--- Stored data ---

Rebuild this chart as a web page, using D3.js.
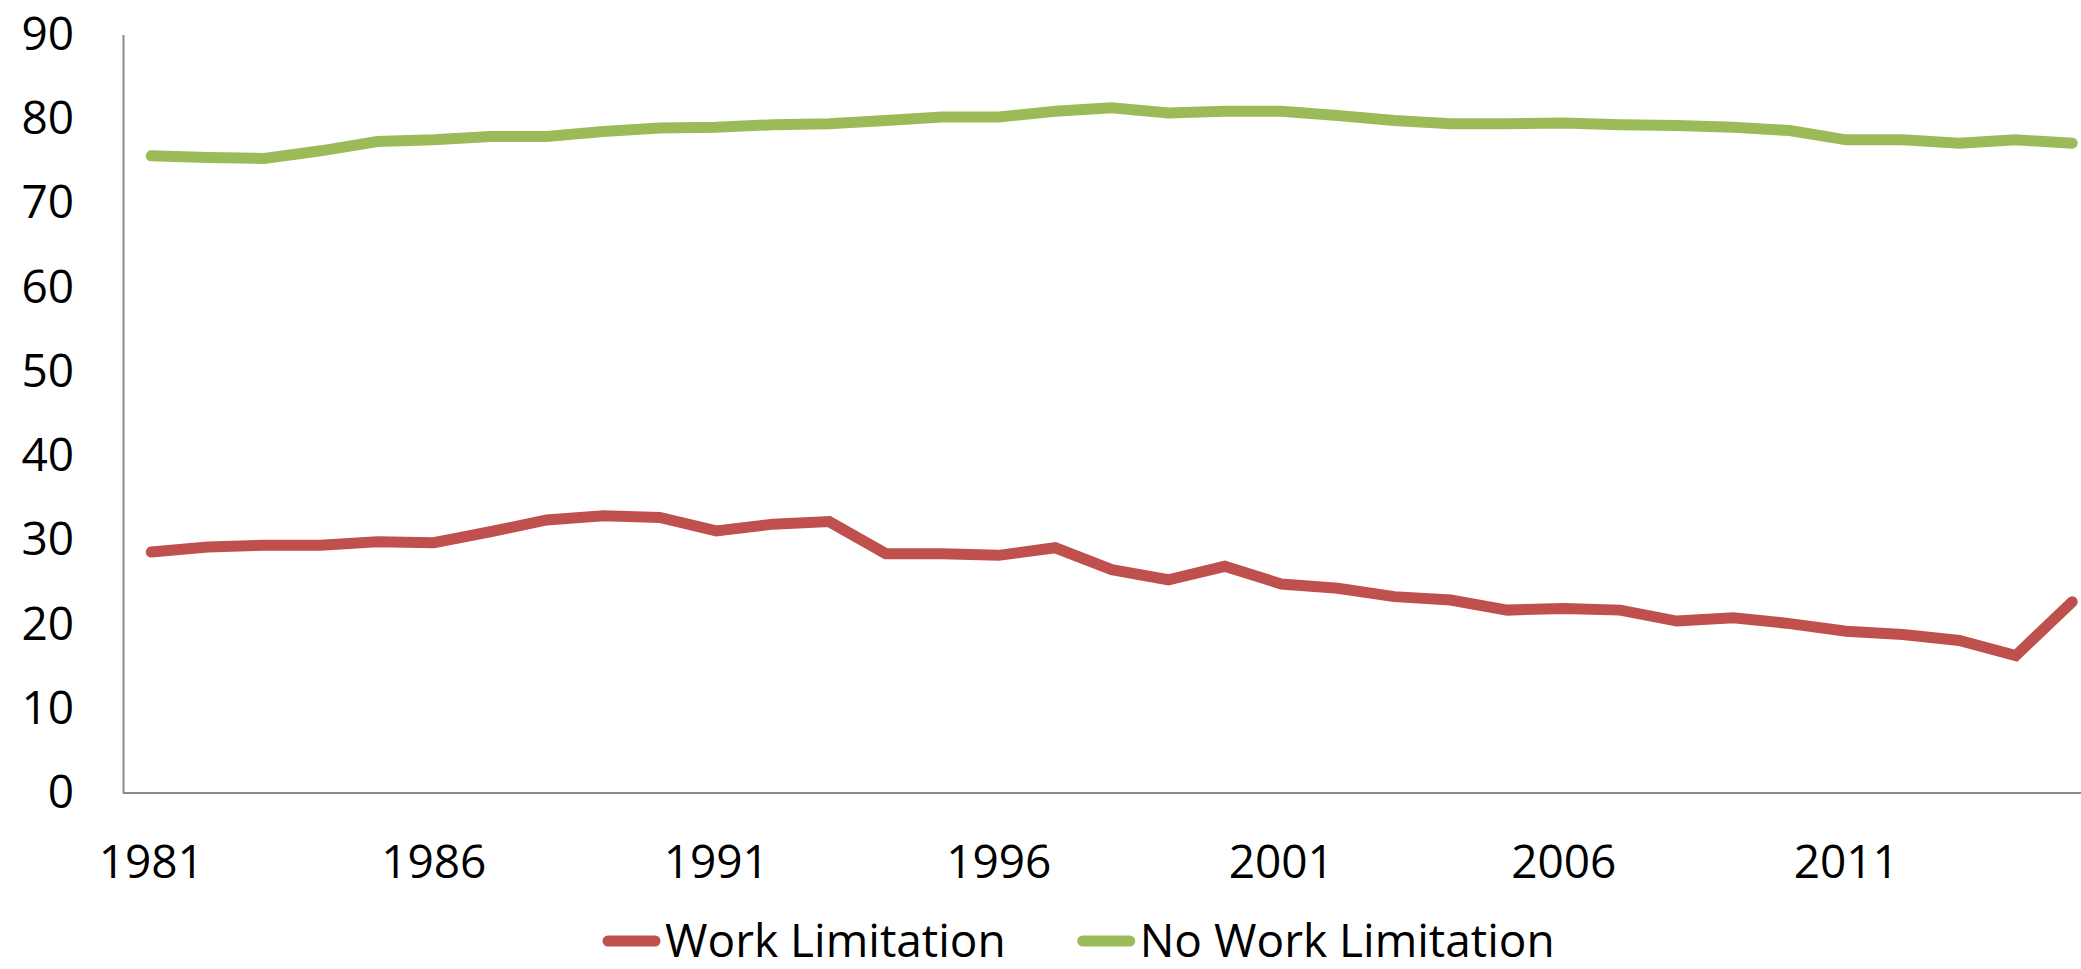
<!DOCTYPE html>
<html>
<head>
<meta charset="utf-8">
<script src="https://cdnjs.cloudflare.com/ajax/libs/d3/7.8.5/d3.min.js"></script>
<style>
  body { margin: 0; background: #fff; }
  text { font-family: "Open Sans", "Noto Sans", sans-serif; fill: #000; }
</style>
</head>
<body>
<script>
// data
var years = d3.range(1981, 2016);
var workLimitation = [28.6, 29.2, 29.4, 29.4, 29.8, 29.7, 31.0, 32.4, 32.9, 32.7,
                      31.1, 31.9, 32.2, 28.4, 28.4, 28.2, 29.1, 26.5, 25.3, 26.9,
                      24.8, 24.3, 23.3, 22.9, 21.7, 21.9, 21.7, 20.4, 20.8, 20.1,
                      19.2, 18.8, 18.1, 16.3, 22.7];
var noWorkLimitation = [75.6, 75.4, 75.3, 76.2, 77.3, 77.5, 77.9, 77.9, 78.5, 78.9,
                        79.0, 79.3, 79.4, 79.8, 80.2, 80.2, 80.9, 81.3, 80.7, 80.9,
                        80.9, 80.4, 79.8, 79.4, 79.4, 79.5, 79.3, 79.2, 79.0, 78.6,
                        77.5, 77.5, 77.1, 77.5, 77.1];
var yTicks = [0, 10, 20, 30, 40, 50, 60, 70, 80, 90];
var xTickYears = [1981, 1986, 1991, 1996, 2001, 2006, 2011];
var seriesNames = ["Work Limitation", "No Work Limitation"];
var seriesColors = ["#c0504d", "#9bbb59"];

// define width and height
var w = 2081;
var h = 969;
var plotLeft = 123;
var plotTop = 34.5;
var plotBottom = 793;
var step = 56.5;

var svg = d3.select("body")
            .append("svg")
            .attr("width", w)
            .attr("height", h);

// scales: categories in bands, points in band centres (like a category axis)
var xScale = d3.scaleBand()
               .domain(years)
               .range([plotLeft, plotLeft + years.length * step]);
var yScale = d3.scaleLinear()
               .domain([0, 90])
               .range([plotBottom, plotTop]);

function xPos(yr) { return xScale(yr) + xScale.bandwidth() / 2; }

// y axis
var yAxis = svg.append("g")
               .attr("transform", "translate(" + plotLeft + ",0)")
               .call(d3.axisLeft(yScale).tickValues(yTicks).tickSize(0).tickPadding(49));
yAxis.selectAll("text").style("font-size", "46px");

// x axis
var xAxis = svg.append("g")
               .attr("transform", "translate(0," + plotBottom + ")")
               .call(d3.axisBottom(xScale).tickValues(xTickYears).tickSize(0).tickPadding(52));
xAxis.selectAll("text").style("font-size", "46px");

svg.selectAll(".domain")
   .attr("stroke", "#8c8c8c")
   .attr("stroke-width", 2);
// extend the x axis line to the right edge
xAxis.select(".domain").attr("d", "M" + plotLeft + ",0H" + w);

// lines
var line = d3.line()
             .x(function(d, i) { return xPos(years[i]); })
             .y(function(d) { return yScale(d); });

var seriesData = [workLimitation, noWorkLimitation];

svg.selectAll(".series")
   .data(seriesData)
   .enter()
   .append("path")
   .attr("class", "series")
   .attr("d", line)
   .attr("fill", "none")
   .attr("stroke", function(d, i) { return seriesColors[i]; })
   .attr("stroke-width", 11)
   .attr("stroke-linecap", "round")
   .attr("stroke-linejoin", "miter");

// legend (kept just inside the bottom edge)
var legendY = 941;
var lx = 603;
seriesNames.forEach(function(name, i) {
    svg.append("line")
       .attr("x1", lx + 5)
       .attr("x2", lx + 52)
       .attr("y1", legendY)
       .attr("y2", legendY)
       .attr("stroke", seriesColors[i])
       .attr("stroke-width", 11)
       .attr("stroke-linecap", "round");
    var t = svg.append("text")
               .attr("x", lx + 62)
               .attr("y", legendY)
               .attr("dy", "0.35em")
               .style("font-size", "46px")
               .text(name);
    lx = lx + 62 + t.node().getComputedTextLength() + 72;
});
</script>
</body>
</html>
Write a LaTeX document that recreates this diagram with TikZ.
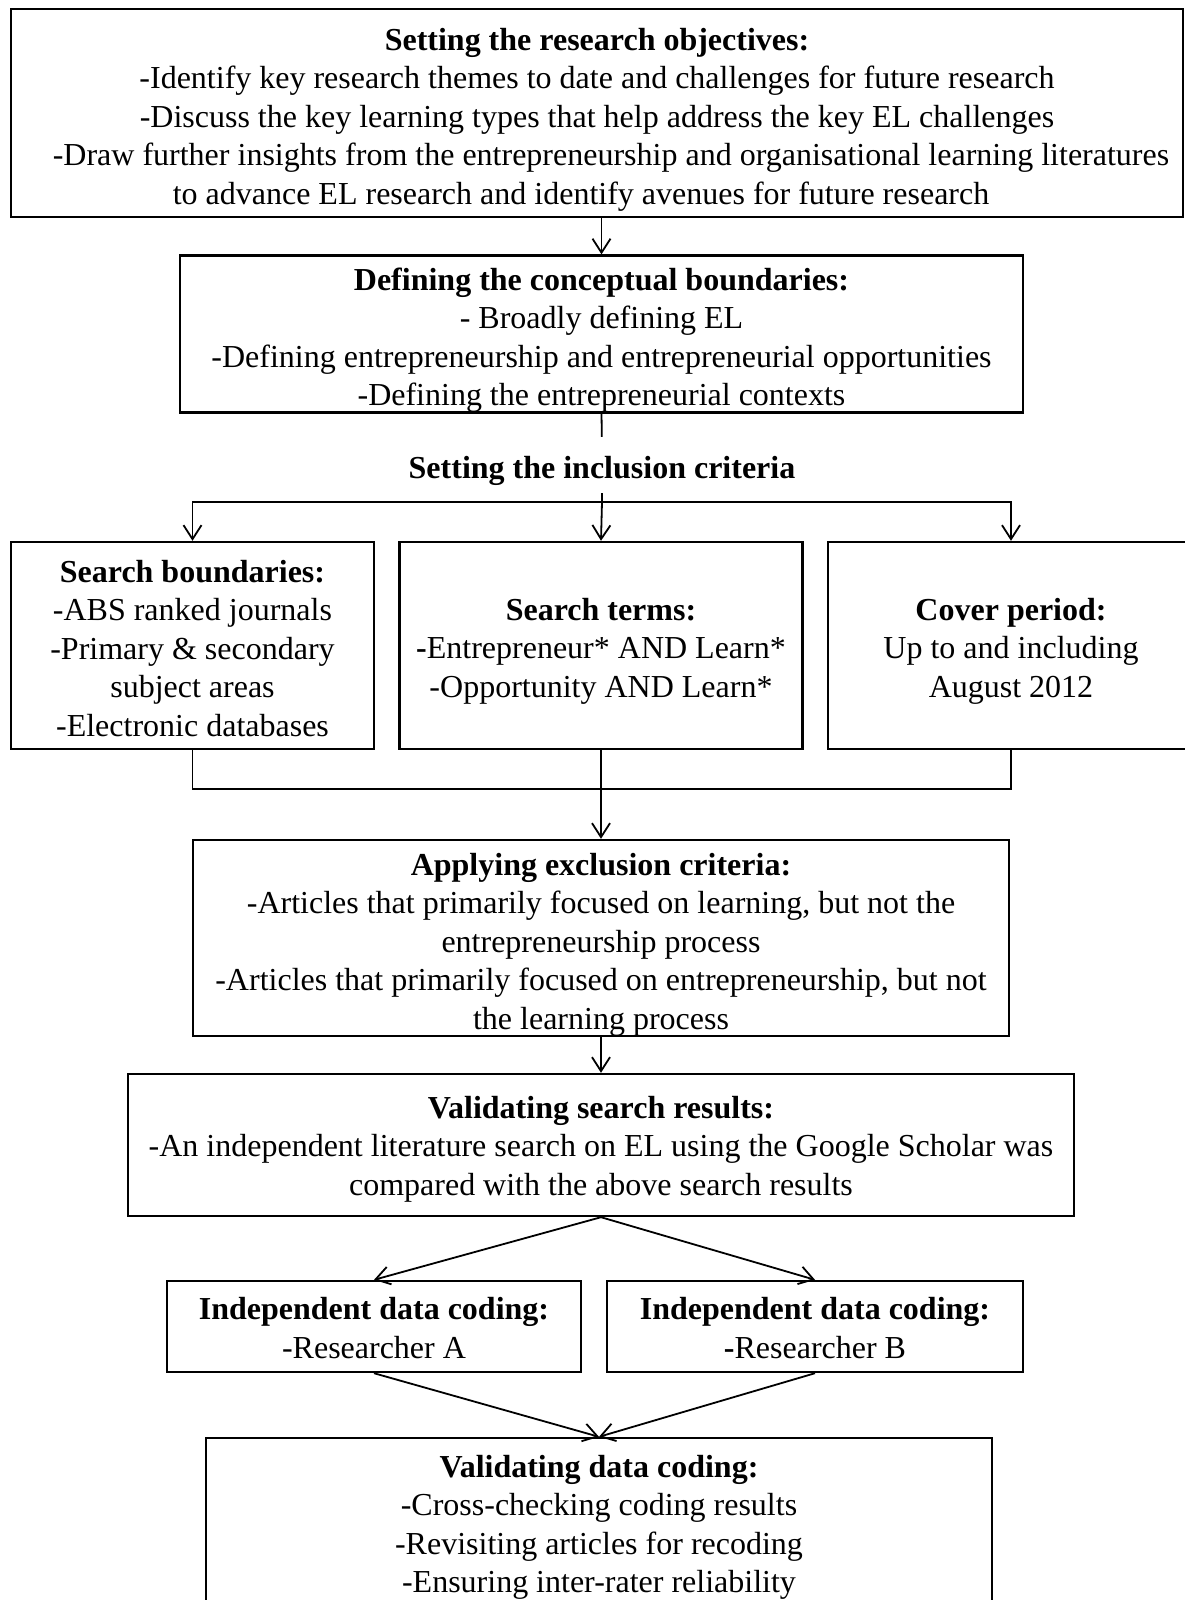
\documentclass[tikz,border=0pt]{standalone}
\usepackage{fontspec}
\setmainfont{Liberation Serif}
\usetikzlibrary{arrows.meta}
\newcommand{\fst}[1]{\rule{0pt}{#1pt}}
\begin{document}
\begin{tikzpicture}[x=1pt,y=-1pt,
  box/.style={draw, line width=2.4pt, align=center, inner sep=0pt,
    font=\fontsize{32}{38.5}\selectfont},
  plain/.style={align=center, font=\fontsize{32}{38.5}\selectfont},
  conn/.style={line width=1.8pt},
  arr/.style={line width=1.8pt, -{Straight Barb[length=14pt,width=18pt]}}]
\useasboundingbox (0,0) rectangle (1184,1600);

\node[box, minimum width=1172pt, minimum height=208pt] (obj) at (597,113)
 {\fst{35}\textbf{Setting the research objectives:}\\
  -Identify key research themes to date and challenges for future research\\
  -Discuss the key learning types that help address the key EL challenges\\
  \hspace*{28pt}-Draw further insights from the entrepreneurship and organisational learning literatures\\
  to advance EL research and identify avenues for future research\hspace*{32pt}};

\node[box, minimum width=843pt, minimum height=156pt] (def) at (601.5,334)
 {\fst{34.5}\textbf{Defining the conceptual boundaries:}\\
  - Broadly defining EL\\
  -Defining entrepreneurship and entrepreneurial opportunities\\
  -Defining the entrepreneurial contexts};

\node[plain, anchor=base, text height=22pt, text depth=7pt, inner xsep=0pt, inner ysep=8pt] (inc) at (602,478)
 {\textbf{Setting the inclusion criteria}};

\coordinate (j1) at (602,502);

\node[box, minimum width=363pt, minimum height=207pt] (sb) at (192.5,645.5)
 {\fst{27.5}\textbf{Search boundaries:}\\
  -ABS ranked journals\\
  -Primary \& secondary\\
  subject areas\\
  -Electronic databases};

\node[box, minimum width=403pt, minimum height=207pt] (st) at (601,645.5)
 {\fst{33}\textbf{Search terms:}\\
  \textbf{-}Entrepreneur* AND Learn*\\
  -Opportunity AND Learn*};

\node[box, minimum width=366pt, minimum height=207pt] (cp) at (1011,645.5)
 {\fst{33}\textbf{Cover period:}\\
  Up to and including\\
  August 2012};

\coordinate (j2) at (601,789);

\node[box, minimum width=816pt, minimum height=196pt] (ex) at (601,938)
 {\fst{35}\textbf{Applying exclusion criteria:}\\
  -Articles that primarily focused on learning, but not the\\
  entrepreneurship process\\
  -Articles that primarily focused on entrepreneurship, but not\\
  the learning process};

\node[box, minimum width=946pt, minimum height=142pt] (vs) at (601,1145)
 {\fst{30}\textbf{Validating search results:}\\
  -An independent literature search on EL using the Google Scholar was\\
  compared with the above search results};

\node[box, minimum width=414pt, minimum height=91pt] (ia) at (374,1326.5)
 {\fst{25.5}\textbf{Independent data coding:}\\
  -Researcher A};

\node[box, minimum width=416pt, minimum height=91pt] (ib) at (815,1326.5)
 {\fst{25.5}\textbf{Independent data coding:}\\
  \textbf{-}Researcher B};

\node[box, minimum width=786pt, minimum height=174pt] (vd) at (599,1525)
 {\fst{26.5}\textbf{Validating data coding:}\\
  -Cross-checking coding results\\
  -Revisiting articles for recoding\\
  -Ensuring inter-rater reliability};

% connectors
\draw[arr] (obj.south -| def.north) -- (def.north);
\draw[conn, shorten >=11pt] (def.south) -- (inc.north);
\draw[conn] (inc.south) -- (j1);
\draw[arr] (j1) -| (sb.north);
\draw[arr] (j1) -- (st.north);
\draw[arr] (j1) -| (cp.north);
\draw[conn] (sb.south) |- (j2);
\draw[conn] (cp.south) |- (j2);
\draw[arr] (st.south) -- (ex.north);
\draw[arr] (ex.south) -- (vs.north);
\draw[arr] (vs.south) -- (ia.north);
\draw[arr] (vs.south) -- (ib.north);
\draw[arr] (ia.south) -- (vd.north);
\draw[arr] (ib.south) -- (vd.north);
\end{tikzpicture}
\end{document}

---

Goal of the exercise:
How many lines of these entries hold the string "that"? Answer with the number alone.

Response to the exercise:
4